Evidentemente, todo esto no quiere decir que no siga habiendo miseria en el mundo, o que los países industrializados no aventajen en riqueza al mundo en desarrollo. Ahora bien, ha de decirse también que es en las sociedades más pobres donde se registran algunos de los mayores avances.
Hablemos, por ejemplo, de alimentación. La población mundial ha crecido más de un 150% desde 1950. Sin embargo, la Revolución Verde ha hecho posible tal abundancia de alimentos que los precios de éstos han caído, en términos reales, un 75%. En el lapso de una generación, la malnutrición crónica ha caído en los países pobres del 37 al 17%. Entre tanto, en EEUU el precio de los alimentos de primera necesidad, como las patatas o la harina, ha caído más de un 80%.
Hablemos también de la mortalidad infantil. Antes de la industrialización, 200 de cada 1.000 niños nacidos vivos morían antes de cumplir un año. Según Goklany, en EEUU la mortalidad infantil ascendía a 160 por 1.000 en una fecha tan tardía como 1900; sin embargo, hacia el año 2004 la tasa había caído hasta los 6,6 por 1.000. En los países en desarrollo el descenso de la mortalidad infantil se inició más tarde, pero está siendo más rápido. Así, la tasa china ha pasado en medio siglo de 195 a 30 por 1.000.
En cuanto a la esperanza de vida, de los 31 años de 1900 hemos pasado a los 66,8 de 2003. Educación, trabajo infantil, calidad del aire, libertad, hambre, tiempo de ocio, pobreza..., elija usted el tema: la Humanidad se encuentra mejor que nunca.

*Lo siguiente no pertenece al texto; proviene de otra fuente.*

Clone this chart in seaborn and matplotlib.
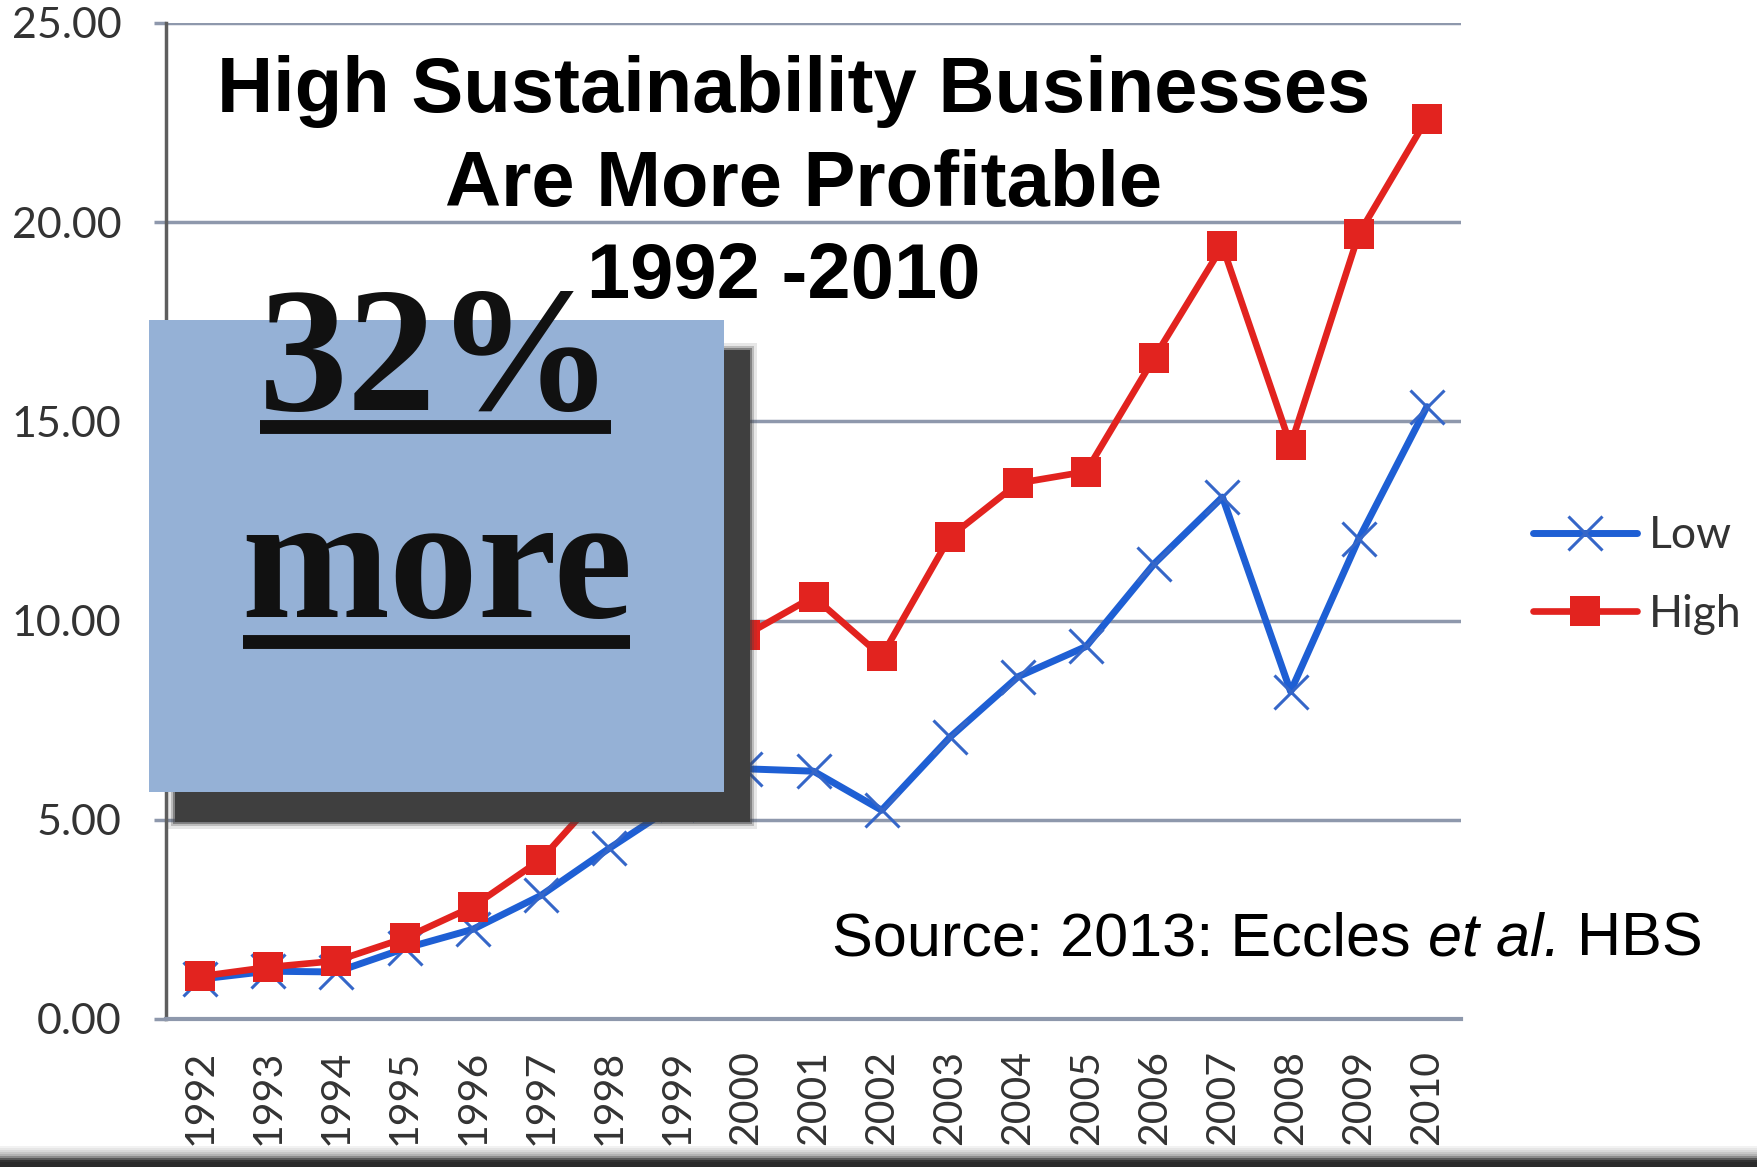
import numpy as np
import pandas as pd
import matplotlib
matplotlib.use("Agg")
import matplotlib.pyplot as plt
import seaborn as sns
from matplotlib.patches import Rectangle
from matplotlib.lines import Line2D

# values (cumulative value of $1 invested)
YEARS = list(range(1992, 2011))
LOW = [1.00, 1.20, 1.18, 1.77, 2.25, 3.10, 4.28, 5.40, 6.28, 6.22, 5.24,
       7.07, 8.59, 9.35, 11.43, 13.10, 8.22, 12.05, 15.37]
HIGH = [1.07, 1.30, 1.46, 2.03, 2.82, 4.00, 5.90, 7.60, 9.63, 10.60, 9.10,
        12.10, 13.45, 13.74, 16.60, 19.40, 14.40, 19.70, 22.60]
Y_TICKS = [0, 5, 10, 15, 20, 25]
SERIES = ["Low", "High"]
TITLE_LINES = ["High Sustainability Businesses", "Are More Profitable", "1992 -2010"]
SOURCE_PARTS = ["Source: 2013: Eccles", " et al.", " HBS"]
CALLOUT = ["32%", "more"]

W, H = 1758, 1167
BLUE = "#1E5FD4"
BLUE_MK = "#3566C8"
RED = "#E2231F"
GRID = "#8E98AC"
BOX = "#95B1D6"
TXT = "#333333"


def fx(px):
    return px / W


def fy(px):
    return 1 - px / H


sns.set_style("white")
plt.rcParams["font.family"] = ["Lato", "DejaVu Sans"]

fig = plt.figure(figsize=(W / 100, H / 100), dpi=100)
ax = fig.add_axes([fx(166), fy(1019), fx(1461) - fx(166), fy(23) - fy(1019)])

df = pd.DataFrame({"year": YEARS * 2, "value": LOW + HIGH,
                   "group": [SERIES[0]] * len(YEARS) + [SERIES[1]] * len(YEARS)})

sns.lineplot(data=df[df.group == "Low"], x="year", y="value", ax=ax, color=BLUE,
             lw=5, marker="x", markersize=25, markeredgewidth=2.2,
             markeredgecolor=BLUE_MK, label="Low", zorder=3)
sns.lineplot(data=df[df.group == "High"], x="year", y="value", ax=ax, color=RED,
             lw=4.8, marker="s", markersize=21, markeredgewidth=0,
             markerfacecolor=RED, markeredgecolor=RED, label="High", zorder=4)

ax.set_xlim(YEARS[0] - 0.5, YEARS[-1] + 0.5)
ax.set_ylim(Y_TICKS[0], Y_TICKS[-1])
ax.set_xlabel("")
ax.set_ylabel("")
ax.set_xticks(YEARS)
ax.set_xticklabels([str(y) for y in YEARS], rotation=90)
ax.set_xticks(np.arange(YEARS[0] - 0.5, YEARS[-1] + 1), minor=True)
ax.set_yticks(Y_TICKS)
ax.set_yticklabels([f"{v:.2f}" for v in Y_TICKS])
ax.tick_params(axis="x", which="major", length=0, pad=22, labelsize=29.5, labelcolor=TXT)
ax.tick_params(axis="x", which="minor", length=11, width=2.5, color=GRID, direction="out")
ax.tick_params(axis="y", length=9, width=2.5, color=GRID, pad=23, labelsize=31,
               labelcolor=TXT, direction="out", left=True)
ax.yaxis.grid(True, color=GRID, lw=2.5)
ax.xaxis.grid(False)
for s in ["top", "right"]:
    ax.spines[s].set_visible(False)
ax.spines["left"].set_color("#5e5e5e")
ax.spines["left"].set_linewidth(2.5)
ax.spines["bottom"].set_color(GRID)
ax.spines["bottom"].set_linewidth(3)

ax.legend(loc="center left", bbox_to_anchor=(fx(1533), fy(575)),
          bbox_transform=fig.transFigure, frameon=False, fontsize=32,
          handlelength=2.35, handletextpad=0.25, labelspacing=0.85,
          borderpad=0, borderaxespad=0, labelcolor=TXT)

# title block
title_pos = [(794, 112), (804, 206), (784, 298)]
for line, (px, py) in zip(TITLE_LINES, title_pos):
    fig.text(fx(px), fy(py), line, ha="center", va="baseline", fontsize=56,
             fontweight="bold", family="Liberation Sans", color="black", zorder=6)

# source line, with "et al." in italics
src = fig.text(fx(832), fy(955), SOURCE_PARTS[0], ha="left", va="baseline",
               fontsize=44, family="Liberation Sans", color="black")
src_it = fig.text(0, 0, SOURCE_PARTS[1], fontsize=44, family="Liberation Sans",
                  style="italic", color="black", ha="left", va="baseline")
fig.canvas.draw()
r = fig.canvas.get_renderer()
bb = src.get_window_extent(r)
src_it.set_position((bb.x1 / fig.bbox.width, fy(955)))
bb2 = src_it.get_window_extent(r)
fig.text(bb2.x1 / fig.bbox.width, fy(955), SOURCE_PARTS[2], ha="left", va="baseline",
         fontsize=44, family="Liberation Sans", color="black")

# callout box with drop shadow
bx, by, bw, bh = 149, 320, 575, 472
for grow, a in [(7, 0.12), (4, 0.25), (2, 0.45), (0, 1.0)]:
    fig.add_artist(Rectangle((fx(bx + 26 - grow), fy(by + 30 + bh + grow)),
                             (bw + 2 * grow) / W, (bh + 2 * grow) / H,
                             transform=fig.transFigure, color="#3f3f3f", alpha=a,
                             lw=0, zorder=8))
fig.add_artist(Rectangle((fx(bx), fy(by + bh)), bw / W, bh / H,
                         transform=fig.transFigure, color=BOX, lw=0, zorder=9))

fig.text(fx(437), fy(410), CALLOUT[0], ha="center", va="baseline", fontsize=128,
         fontweight="bold", family="Liberation Serif", color="#111111", zorder=10)
fig.text(fx(437), fy(617), CALLOUT[1], ha="center", va="baseline", fontsize=128,
         fontweight="bold", family="Liberation Serif", color="#111111", zorder=10)
for x0, x1, yy in [(260, 611, 427), (243, 630, 642)]:
    fig.add_artist(Line2D([fx(x0), fx(x1)], [fy(yy), fy(yy)], transform=fig.transFigure,
                          color="#111111", lw=10, solid_capstyle="butt", zorder=11))

# dark strip at the bottom edge of the screenshot
shades = [0.95, 0.9, 0.85, 0.78, 0.7, 0.55, 0.35, 0.2, 0.17, 0.17, 0.17]
for i, g in enumerate(shades):
    y0 = 1146 + i * 2
    fig.add_artist(Rectangle((0, fy(min(y0 + 2, H))), 1, 2 / H if i < len(shades) - 1 else (H - y0) / H,
                             transform=fig.transFigure, color=str(g), lw=0, zorder=12))

fig.savefig("out.png", dpi=100)
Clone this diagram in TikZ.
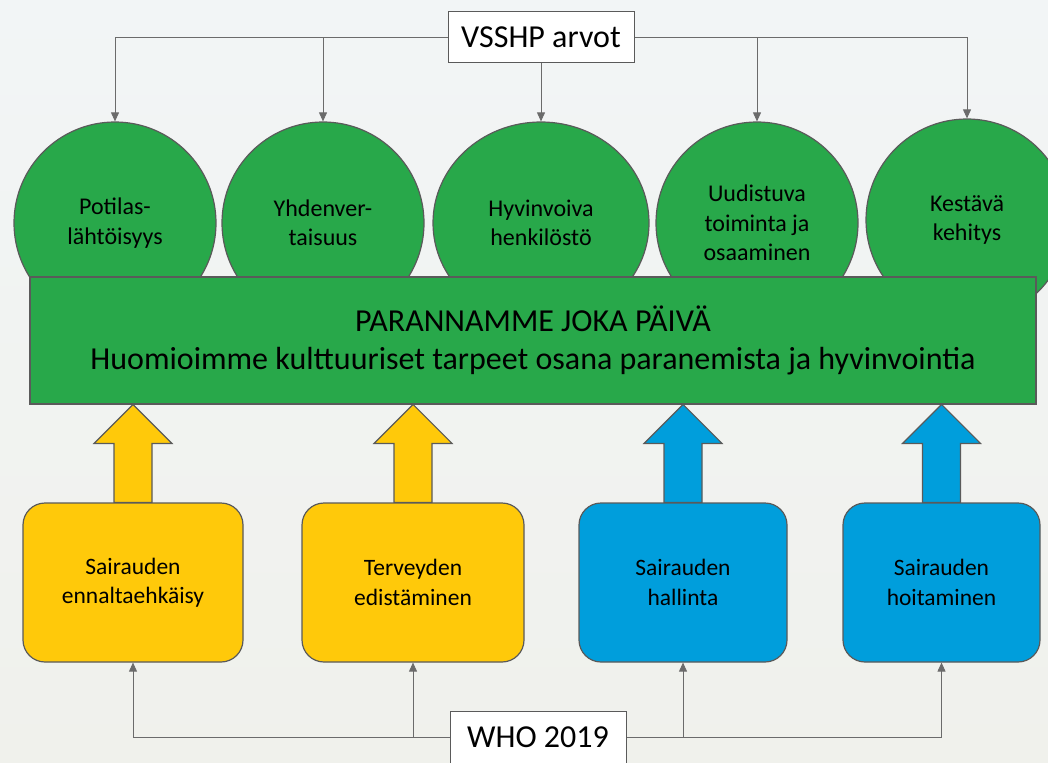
\documentclass[tikz,border=0pt]{standalone}
\usepackage{fontspec}
\setmainfont{Carlito}
\usetikzlibrary{arrows.meta,calc,shapes.geometric}
\definecolor{grn}{HTML}{28A84A}
\definecolor{yel}{HTML}{FFC90A}
\definecolor{blu}{HTML}{009EDC}
\definecolor{edgec}{HTML}{5A5A5A}
\definecolor{connc}{HTML}{6B6B6B}
\pgfdeclarelayer{bg}
\pgfsetlayers{bg,main}
\tikzset{
  valcircle/.style={ellipse, draw=edgec, line width=1.2pt, fill=grn, minimum width=202pt, minimum height=202pt, align=center, inner sep=0pt, font=\fontsize{24}{29.5}\selectfont},
  mainbox/.style={rectangle, draw=edgec, line width=1.4pt, fill=grn, minimum width=1006pt, minimum height=127pt, align=center, font=\fontsize{32}{38}\selectfont},
  actbox/.style={rectangle, rounded corners=22pt, draw=edgec, line width=1.2pt, minimum height=159pt, align=center, font=\fontsize{23.5}{29.5}\selectfont},
  labelbox/.style={rectangle, draw=edgec, line width=1pt, fill=white, minimum height=51pt, font=\fontsize{32}{36}\selectfont},
  conn/.style={draw=connc, line width=0.9pt, -{Triangle[width=8pt,length=9pt]}},
  blk/.style={draw=edgec, line width=1.2pt, line join=miter}
}
\newcommand{\blockarrow}[2]{%
  \draw[blk, fill=#2] ($(#1.north)+(-19,0)$) -- ++(0,-59) -- ++(-20,0) -- ++(39,-39) -- ++(39,39) -- ++(-20,0) -- ++(0,59) -- cycle;}
\begin{document}
\begin{tikzpicture}[x=1pt,y=-1pt]
\useasboundingbox (0,0) rectangle (1048,762);
\begin{pgfonlayer}{bg}
\shade[top color={rgb,255:red,242;green,245;blue,246}, middle color={rgb,255:red,226;green,235;blue,239}, bottom color={rgb,255:red,240;green,241;blue,236}] (0,0) rectangle (1048,762);
\end{pgfonlayer}
% value circles
\node[valcircle] (c1) at (115,223) {Potilas-\\lähtöisyys};
\node[valcircle] (c2) at (323,223) {Yhdenver-\\taisuus};
\node[valcircle, minimum width=216pt] (c3) at (541,223) {Hyvinvoiva\\henkilöstö};
\node[valcircle] (c4) at (757,223) {Uudistuva\\toiminta ja\\osaaminen};
\node[valcircle] (c5) at (967,220) {Kestävä\\kehitys};
% main bar
\node[mainbox] (m) at (533,340.5) {PARANNAMME JOKA PÄIVÄ\\Huomioimme kulttuuriset tarpeet osana paranemista ja hyvinvointia};
% activity boxes
\node[actbox, fill=yel, minimum width=220pt] (b1) at (133,582.5) {Sairauden\\ennaltaehkäisy};
\node[actbox, fill=yel, minimum width=222pt] (b2) at (413,582.5) {Terveyden\\edistäminen};
\node[actbox, fill=blu, minimum width=208pt] (b3) at (683,582.5) {Sairauden\\hallinta};
\node[actbox, fill=blu, minimum width=197pt] (b4) at (941.5,582.5) {Sairauden\\hoitaminen};
% block arrows
\begin{pgfonlayer}{bg}
\blockarrow{b1}{yel}
\blockarrow{b2}{yel}
\blockarrow{b3}{blu}
\blockarrow{b4}{blu}
\end{pgfonlayer}
% label boxes
\node[labelbox, minimum width=186pt] (v) at (541,37.5) {VSSHP arvot};
\node[labelbox, minimum width=176pt, minimum height=52pt] (w) at (538,737) {WHO 2019};
% connectors
\draw[conn] (v.west) -| (c1.north);
\draw[conn] (v.west) -| (c2.north);
\draw[conn] (v.south) -- (c3.north);
\draw[conn] (v.east) -| (c4.north);
\draw[conn] (v.east) -| (c5.north);
\draw[conn] (w.west) -| (b1.south);
\draw[conn] (w.west) -| (b2.south);
\draw[conn] (w.east) -| (b3.south);
\draw[conn] (w.east) -| (b4.south);
\end{tikzpicture}
\end{document}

No es cierto que los niveles de vida hayan de caer cuando aumenta la población. Allí donde hay mercados y mentes libres, donde hay crecimiento económico y avances tecnológicos, el progreso humano está completamente garantizado. «La Humanidad, aunque más numerosa que nunca y aunque sigue siendo imperfecta, nunca se ha encontrado en mejores condiciones», afirma Goklany. Vivimos mejor que nuestros antepasados, y quienes nos sucedan podrán vivir mejor que nosotros.